I’m reading Dune right now and flying through it, ahead of the new movie’s release. In the story, a society of desert dwellers have a deep reverence for water, “a water discipline.” They wear suits to reclaim their moisture and they see the rare act of crying, of shedding tears, as a powerfully selfless act—the sacrifice of one’s own water. They’ve not adjusted to this environment, they’ve grown up knowing only this way of living.

If there’s a place more different than Arrakis, the novel’s planet, Seattle could be it. We’re a cliché for rainy days. Other cities get as much or more annual rainfall but we have less sunny days.
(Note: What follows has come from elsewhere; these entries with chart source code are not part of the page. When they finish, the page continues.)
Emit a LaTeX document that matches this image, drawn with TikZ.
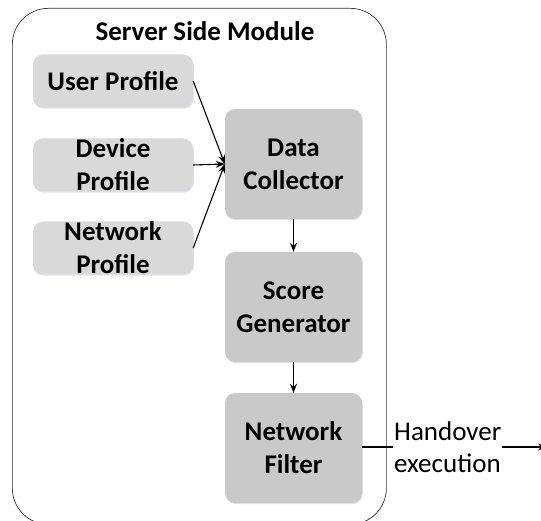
\documentclass[tikz,border=0pt]{standalone}
\usepackage{fontspec}
\setmainfont{Carlito}
\usetikzlibrary{arrows.meta,shadows}
\begin{document}
\begin{tikzpicture}[x=1pt,y=-1pt,
  bigfont/.style={font=\fontsize{27}{33}\selectfont\bfseries},
  lightbox/.style={fill=lightgrey, rounded corners=10pt, minimum width=160pt, minimum height=53pt, align=center, bigfont, inner sep=0pt, drop shadow={shadow xshift=0.8pt, shadow yshift=-1.2pt, fill=shadowcol, opacity=0.6}},
  darkbox/.style={fill=darkgrey, rounded corners=10pt, minimum width=137pt, minimum height=110pt, align=center, bigfont, inner sep=1pt, drop shadow={shadow xshift=0.8pt, shadow yshift=-1.2pt, fill=shadowcol, opacity=0.6}},
  conn/.style={-{Stealth[length=9pt,width=7pt]}, line width=1.1pt}
]
\definecolor{lightgrey}{HTML}{D9D9D9}
\definecolor{darkgrey}{HTML}{C9C9C9}
\definecolor{shadowcol}{HTML}{C8D0DA}
\useasboundingbox (0,0) rectangle (541,521);
\node[draw=black!80, line width=0.7pt, rounded corners=36pt, minimum width=374pt, minimum height=516pt, anchor=north west] (outer) at (12,8) {};
\node[bigfont] (title) at (205,31) {Server Side Module};
\node[lightbox] (up) at (113,81) {User Profile};
\node[lightbox] (dp) at (113,165) {Device\\Profile};
\node[lightbox] (np) at (113,248) {Network\\Profile};
\node[darkbox] (dc) at (293.5,164) {Data\\Collector};
\node[darkbox] (sg) at (293.5,307) {Score\\Generator};
\node[darkbox] (nf) at (293.5,448) {Network\\Filter};
\node[font=\fontsize{27}{32}\selectfont, align=left, inner sep=1pt, anchor=west] (ho) at (393,447) {Handover\\execution};
\coordinate (endp) at (547,447);
\draw[conn] (up.east) -- (dc.west);
\draw[conn] (dp.east) -- (dc.west);
\draw[conn] (np.east) -- (dc.west);
\draw[conn] (dc.south) -- (sg.north);
\draw[conn] (sg.south) -- (nf.north);
\draw[line width=1.1pt] (nf.east |- 0,447) -- (ho.west |- 0,447);
\draw[conn] (ho.east |- 0,447) -- (endp);
\end{tikzpicture}
\end{document}
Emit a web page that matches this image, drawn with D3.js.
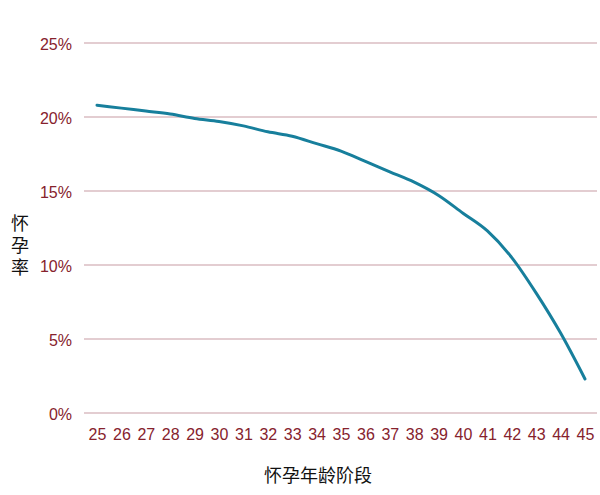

It’s gray a lot, so the reputation isn’t unwarranted. This is depressing for many. But I’ve come to recognize our cloudy days, where water seems to hang in the air like static, as entwined with my motivations. The current, rain-filled 10-day forecast is energizing. Deadline after deadline for seeing things fresh. Perhaps I’ll adjust to a new normal someday, but I prefer this familiar way of life.

Dead Crocosmia leaves over native, evergreen salal.